[Entries with chart source code]
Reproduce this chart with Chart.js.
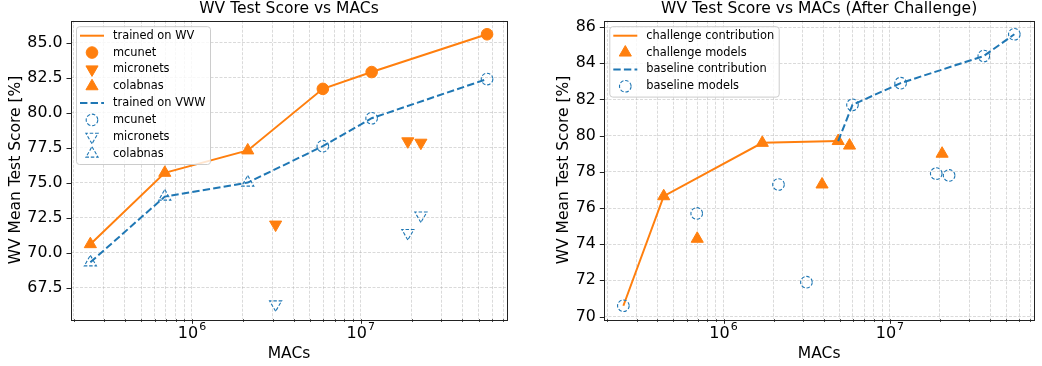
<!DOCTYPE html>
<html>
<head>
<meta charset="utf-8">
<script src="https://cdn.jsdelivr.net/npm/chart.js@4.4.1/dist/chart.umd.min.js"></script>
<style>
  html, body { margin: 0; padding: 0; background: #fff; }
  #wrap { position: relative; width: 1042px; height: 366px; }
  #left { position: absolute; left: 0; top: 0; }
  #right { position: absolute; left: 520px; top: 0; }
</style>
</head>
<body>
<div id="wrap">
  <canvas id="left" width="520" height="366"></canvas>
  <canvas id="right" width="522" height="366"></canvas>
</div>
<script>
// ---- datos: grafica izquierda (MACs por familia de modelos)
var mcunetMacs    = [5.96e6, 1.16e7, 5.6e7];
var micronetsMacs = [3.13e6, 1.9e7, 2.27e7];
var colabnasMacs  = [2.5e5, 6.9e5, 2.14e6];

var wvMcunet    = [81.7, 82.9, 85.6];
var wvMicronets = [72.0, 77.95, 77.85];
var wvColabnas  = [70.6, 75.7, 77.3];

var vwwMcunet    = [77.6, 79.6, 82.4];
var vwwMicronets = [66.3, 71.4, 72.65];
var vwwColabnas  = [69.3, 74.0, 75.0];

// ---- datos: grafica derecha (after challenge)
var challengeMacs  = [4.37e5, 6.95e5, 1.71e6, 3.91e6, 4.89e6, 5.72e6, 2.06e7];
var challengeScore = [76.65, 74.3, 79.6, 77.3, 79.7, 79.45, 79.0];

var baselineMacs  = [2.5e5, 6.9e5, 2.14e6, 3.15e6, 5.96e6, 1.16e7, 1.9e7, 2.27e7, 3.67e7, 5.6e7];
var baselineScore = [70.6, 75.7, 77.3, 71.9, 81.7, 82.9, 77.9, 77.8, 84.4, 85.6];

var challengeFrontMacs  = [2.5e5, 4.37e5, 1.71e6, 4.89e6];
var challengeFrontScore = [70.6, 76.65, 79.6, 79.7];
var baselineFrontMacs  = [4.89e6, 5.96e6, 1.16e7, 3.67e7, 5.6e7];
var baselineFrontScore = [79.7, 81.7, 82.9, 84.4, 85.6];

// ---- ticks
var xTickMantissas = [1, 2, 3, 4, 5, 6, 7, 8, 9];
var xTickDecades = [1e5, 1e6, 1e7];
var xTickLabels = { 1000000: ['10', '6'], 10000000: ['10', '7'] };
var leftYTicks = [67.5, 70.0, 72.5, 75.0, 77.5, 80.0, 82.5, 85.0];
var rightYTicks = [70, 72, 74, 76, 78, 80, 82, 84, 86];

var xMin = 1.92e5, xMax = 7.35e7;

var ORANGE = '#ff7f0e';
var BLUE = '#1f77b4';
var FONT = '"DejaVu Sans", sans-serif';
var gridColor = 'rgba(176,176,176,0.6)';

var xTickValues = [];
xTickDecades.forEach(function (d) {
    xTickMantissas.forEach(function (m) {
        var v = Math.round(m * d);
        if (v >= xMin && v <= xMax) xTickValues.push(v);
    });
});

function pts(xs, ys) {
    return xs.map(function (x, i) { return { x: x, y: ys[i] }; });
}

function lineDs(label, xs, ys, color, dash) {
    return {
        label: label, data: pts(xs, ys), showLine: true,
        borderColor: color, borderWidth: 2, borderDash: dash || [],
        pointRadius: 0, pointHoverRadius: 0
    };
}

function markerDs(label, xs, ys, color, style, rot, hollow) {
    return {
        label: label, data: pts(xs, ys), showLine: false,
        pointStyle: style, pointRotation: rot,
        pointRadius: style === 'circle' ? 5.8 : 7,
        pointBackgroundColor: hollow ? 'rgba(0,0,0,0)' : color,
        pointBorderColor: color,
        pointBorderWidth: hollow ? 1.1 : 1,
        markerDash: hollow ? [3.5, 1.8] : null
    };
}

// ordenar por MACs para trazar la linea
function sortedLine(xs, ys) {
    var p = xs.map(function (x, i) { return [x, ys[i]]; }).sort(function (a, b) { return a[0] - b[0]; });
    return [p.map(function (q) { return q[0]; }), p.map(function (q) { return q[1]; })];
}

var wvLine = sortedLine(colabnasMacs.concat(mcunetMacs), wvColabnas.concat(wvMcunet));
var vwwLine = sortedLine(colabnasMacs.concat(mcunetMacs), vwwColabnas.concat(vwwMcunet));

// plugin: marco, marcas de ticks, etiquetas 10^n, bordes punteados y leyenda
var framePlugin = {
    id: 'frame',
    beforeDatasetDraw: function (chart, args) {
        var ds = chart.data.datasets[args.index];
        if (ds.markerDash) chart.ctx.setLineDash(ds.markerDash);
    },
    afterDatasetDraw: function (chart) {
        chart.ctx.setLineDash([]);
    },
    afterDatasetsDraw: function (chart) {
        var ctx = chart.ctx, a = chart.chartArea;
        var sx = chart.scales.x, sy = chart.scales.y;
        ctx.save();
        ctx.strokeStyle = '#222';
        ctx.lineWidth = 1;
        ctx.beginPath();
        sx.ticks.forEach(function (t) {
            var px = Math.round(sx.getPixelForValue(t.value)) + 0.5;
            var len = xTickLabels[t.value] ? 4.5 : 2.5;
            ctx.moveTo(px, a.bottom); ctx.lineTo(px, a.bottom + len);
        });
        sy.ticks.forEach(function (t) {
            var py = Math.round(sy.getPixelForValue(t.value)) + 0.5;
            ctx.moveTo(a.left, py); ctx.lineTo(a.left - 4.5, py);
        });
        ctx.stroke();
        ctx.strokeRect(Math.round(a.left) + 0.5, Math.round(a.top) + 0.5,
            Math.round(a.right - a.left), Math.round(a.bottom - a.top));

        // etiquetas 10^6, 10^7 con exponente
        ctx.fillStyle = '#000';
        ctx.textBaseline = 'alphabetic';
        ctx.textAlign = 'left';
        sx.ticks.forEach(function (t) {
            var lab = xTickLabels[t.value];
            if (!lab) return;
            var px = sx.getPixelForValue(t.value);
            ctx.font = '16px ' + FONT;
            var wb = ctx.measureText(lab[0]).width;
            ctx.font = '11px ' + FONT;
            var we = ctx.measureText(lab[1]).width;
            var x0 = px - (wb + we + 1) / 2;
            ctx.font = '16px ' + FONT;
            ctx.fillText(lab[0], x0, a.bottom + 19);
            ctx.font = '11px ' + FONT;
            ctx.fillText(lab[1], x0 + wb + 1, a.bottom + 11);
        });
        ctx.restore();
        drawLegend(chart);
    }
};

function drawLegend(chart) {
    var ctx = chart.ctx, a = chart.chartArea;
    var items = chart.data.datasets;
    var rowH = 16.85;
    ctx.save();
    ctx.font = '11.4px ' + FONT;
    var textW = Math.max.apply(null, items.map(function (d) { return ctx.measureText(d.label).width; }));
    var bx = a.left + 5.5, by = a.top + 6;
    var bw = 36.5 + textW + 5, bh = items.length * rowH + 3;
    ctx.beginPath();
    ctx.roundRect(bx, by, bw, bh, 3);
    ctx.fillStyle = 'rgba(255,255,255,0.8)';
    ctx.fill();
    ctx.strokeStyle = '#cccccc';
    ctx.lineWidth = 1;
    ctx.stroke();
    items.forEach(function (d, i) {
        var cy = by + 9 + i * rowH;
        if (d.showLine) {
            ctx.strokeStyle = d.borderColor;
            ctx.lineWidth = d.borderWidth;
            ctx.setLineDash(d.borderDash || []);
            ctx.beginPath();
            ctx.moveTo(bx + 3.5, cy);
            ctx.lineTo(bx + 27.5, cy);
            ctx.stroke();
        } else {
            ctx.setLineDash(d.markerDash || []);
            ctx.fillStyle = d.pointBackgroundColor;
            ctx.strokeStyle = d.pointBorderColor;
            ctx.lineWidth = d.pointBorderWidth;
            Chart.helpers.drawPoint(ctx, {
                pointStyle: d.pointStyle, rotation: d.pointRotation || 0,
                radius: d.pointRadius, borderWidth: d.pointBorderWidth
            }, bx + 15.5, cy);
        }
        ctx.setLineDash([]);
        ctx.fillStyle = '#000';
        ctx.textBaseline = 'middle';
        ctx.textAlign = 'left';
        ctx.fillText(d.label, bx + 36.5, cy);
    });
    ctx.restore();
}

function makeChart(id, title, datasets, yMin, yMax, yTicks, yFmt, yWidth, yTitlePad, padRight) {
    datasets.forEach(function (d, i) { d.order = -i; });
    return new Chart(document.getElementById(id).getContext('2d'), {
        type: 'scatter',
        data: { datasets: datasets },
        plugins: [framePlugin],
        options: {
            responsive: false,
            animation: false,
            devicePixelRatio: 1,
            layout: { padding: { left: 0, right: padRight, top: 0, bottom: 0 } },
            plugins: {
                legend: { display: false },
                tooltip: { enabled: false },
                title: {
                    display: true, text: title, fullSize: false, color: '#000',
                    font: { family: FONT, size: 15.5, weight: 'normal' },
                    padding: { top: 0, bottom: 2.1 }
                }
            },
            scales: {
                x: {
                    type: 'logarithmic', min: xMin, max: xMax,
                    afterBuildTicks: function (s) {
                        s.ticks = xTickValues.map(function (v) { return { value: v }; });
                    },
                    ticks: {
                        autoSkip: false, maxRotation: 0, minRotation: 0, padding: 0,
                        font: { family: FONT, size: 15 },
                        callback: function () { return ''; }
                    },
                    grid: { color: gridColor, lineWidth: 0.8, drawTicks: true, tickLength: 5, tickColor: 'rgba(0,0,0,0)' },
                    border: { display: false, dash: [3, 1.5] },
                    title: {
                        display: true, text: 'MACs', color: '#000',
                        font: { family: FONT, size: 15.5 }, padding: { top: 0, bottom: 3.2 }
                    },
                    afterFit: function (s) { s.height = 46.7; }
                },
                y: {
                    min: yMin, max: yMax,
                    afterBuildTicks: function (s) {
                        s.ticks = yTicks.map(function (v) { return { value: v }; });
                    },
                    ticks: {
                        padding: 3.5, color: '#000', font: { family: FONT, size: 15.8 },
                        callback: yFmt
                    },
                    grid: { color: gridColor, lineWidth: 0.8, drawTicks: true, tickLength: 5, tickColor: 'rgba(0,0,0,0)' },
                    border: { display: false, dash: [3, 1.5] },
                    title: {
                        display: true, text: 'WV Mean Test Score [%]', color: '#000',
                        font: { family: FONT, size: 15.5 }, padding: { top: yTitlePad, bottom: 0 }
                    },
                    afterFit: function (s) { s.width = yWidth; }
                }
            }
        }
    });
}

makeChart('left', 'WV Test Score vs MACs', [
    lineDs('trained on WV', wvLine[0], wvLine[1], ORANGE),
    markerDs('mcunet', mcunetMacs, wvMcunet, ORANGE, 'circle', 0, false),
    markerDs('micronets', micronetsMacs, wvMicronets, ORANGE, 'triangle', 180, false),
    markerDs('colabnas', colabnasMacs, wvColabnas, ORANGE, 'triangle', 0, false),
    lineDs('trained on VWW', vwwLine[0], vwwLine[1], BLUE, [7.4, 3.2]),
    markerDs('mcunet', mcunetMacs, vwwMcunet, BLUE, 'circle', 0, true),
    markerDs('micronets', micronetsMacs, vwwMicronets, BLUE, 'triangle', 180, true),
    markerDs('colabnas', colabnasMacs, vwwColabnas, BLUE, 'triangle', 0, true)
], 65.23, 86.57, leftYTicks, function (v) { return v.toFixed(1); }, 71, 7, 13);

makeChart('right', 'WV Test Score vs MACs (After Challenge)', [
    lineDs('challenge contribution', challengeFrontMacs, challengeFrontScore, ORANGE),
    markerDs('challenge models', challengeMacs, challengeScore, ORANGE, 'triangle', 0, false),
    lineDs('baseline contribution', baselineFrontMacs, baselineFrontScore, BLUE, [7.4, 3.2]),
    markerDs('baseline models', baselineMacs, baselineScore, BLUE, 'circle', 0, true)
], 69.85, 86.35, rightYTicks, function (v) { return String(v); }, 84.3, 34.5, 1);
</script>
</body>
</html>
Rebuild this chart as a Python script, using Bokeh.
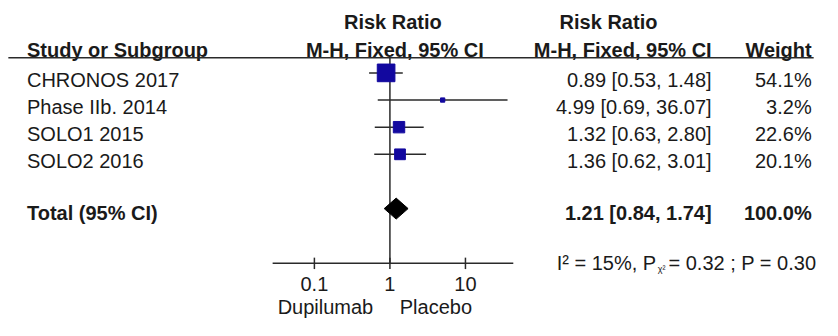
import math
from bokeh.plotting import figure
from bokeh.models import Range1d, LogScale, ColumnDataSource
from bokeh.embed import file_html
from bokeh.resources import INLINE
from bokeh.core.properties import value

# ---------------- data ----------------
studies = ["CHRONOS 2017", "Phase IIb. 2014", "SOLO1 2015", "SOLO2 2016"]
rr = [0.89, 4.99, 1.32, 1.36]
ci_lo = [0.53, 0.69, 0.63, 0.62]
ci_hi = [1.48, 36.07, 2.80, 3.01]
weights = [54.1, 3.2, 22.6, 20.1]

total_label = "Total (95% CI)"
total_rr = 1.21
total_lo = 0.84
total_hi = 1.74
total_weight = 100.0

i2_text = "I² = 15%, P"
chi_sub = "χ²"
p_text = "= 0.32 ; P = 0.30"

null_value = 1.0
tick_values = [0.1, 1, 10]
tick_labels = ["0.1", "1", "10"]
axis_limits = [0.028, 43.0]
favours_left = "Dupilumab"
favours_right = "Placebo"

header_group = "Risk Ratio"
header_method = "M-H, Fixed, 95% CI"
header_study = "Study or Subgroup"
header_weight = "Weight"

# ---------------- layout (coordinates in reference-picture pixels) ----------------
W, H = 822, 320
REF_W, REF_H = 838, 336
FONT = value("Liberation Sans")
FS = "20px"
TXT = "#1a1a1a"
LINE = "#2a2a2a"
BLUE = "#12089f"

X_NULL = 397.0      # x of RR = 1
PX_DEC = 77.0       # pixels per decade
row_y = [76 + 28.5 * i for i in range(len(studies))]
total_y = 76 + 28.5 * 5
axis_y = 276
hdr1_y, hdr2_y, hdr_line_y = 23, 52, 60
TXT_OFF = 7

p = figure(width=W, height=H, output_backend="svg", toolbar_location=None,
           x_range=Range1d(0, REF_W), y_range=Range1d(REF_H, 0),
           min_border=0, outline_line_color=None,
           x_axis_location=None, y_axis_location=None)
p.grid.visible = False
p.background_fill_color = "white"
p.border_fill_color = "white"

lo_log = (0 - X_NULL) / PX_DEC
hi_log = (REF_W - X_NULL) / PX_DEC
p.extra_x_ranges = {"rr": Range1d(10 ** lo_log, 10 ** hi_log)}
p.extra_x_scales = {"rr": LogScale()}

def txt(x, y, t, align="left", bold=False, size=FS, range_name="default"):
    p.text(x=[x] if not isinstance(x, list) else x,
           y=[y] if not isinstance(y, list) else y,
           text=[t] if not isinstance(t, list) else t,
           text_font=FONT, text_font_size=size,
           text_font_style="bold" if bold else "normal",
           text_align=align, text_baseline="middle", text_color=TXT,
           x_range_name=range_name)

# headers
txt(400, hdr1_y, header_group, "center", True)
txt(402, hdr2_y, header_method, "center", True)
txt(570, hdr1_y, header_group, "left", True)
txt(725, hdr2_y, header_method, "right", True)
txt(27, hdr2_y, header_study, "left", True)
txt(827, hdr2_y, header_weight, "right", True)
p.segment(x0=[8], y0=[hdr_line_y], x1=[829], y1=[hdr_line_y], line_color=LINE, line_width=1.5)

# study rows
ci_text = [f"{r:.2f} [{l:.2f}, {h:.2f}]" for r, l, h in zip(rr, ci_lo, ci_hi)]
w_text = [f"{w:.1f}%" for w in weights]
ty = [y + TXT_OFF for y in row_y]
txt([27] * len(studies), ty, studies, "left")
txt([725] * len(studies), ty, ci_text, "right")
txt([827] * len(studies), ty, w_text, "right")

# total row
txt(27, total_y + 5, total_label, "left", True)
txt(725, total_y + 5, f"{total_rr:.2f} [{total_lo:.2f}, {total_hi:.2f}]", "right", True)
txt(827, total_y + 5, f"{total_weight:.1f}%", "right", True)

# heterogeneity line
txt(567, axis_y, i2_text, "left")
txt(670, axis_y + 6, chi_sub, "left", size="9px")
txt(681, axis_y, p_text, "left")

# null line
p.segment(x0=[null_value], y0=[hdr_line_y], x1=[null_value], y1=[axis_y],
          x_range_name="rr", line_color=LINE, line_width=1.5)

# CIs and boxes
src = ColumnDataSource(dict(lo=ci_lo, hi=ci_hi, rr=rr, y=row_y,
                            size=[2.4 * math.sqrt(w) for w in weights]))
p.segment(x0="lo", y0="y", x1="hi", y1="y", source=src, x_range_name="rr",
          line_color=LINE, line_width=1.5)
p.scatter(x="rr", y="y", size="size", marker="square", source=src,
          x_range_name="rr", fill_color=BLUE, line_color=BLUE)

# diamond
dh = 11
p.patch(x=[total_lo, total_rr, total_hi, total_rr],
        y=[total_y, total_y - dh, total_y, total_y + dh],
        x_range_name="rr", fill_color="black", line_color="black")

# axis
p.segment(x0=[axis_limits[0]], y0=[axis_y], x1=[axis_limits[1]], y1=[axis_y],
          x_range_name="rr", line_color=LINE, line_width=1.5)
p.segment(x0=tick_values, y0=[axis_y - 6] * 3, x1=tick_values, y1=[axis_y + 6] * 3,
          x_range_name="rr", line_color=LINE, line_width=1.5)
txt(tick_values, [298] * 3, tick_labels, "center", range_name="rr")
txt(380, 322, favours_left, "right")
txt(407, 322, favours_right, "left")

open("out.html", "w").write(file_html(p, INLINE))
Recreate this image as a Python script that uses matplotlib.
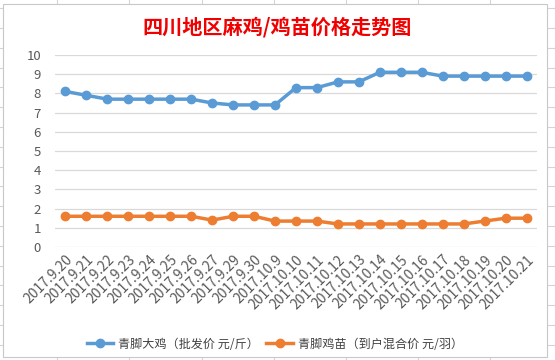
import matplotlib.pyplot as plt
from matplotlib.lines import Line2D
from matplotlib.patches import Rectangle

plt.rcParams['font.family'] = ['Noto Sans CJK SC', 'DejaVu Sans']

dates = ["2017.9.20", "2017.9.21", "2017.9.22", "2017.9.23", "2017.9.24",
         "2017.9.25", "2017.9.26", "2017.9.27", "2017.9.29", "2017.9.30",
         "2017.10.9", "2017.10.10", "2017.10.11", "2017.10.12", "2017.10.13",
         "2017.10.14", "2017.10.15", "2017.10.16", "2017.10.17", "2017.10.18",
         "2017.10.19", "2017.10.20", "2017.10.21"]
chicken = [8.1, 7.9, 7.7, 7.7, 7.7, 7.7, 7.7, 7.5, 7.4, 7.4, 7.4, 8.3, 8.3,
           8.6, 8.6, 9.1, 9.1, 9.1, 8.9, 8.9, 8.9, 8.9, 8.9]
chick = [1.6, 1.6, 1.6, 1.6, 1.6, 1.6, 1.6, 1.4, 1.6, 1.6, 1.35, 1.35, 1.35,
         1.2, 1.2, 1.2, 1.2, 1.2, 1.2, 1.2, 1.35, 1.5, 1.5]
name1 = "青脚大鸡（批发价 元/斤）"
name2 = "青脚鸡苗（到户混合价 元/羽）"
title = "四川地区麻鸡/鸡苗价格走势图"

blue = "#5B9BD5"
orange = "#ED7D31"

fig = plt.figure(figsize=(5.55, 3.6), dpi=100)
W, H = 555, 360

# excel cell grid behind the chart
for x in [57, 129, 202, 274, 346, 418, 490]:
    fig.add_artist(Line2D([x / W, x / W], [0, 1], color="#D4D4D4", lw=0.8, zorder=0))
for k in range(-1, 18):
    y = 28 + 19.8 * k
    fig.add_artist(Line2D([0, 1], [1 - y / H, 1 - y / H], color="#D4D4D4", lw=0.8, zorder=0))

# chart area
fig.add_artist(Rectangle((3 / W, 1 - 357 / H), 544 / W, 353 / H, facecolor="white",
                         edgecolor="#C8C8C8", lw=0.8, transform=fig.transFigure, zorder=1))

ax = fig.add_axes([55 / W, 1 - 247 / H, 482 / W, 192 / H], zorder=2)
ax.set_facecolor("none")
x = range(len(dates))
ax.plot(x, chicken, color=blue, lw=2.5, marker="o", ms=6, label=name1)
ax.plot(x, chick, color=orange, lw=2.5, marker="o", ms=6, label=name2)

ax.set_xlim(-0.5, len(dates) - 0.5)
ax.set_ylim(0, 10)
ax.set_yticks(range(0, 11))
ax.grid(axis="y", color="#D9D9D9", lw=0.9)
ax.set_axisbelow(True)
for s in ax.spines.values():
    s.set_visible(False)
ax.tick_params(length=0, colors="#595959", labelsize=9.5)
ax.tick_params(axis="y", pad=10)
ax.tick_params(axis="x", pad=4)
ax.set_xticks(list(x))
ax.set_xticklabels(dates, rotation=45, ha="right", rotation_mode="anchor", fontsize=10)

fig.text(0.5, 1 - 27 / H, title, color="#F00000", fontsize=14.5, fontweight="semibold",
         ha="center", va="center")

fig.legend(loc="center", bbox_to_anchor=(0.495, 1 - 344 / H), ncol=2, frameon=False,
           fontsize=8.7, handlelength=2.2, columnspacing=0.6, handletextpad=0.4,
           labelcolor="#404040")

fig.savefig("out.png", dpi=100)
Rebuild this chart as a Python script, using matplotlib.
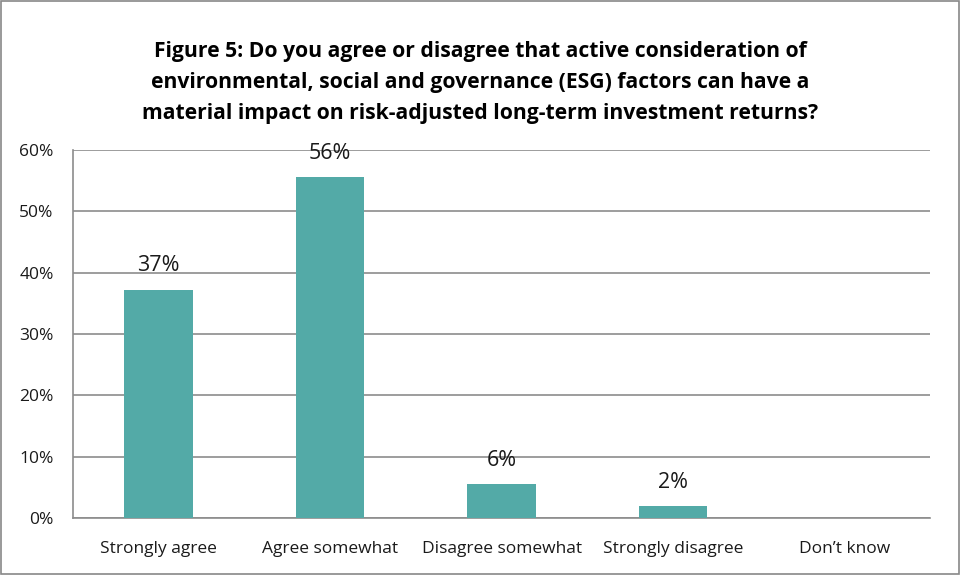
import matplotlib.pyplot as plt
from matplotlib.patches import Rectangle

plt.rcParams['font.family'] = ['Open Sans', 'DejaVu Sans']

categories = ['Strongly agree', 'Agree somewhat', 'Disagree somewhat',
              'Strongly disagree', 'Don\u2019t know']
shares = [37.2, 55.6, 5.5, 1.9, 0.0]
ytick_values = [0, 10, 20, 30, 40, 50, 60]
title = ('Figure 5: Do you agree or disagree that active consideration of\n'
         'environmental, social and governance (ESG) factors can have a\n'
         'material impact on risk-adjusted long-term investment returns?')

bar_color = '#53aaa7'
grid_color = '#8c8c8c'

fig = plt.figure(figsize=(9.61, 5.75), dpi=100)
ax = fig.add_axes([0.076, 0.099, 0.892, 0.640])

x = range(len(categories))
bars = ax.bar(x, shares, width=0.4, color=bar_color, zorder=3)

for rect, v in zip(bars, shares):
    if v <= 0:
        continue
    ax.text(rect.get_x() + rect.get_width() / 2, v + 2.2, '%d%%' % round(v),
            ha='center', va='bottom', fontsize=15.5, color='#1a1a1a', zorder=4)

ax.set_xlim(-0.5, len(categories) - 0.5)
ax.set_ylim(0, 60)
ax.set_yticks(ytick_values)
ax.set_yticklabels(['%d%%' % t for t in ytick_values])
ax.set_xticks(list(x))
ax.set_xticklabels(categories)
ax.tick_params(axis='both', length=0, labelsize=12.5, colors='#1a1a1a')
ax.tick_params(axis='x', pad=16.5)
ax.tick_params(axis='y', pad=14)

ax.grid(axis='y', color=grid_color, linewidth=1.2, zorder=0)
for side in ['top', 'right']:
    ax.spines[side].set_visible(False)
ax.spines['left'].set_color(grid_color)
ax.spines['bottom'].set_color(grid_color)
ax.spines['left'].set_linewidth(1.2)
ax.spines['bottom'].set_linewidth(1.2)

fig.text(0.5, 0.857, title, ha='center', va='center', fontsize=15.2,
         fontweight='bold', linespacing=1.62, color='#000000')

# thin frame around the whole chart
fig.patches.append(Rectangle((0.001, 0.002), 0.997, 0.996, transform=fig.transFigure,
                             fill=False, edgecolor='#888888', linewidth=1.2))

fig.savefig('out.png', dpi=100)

### [Given instruction]
Without any pictures, set down the lines from the one holding "Recreate this image" through the one holding "plt.rcParams['font.family'] = ['Noto".

### [Solution to this task]
Recreate this image as a Python script that uses matplotlib.
import matplotlib.pyplot as plt
from matplotlib.lines import Line2D
from matplotlib.patches import Rectangle

plt.rcParams['font.family'] = ['Noto Sans CJK SC', 'DejaVu Sans']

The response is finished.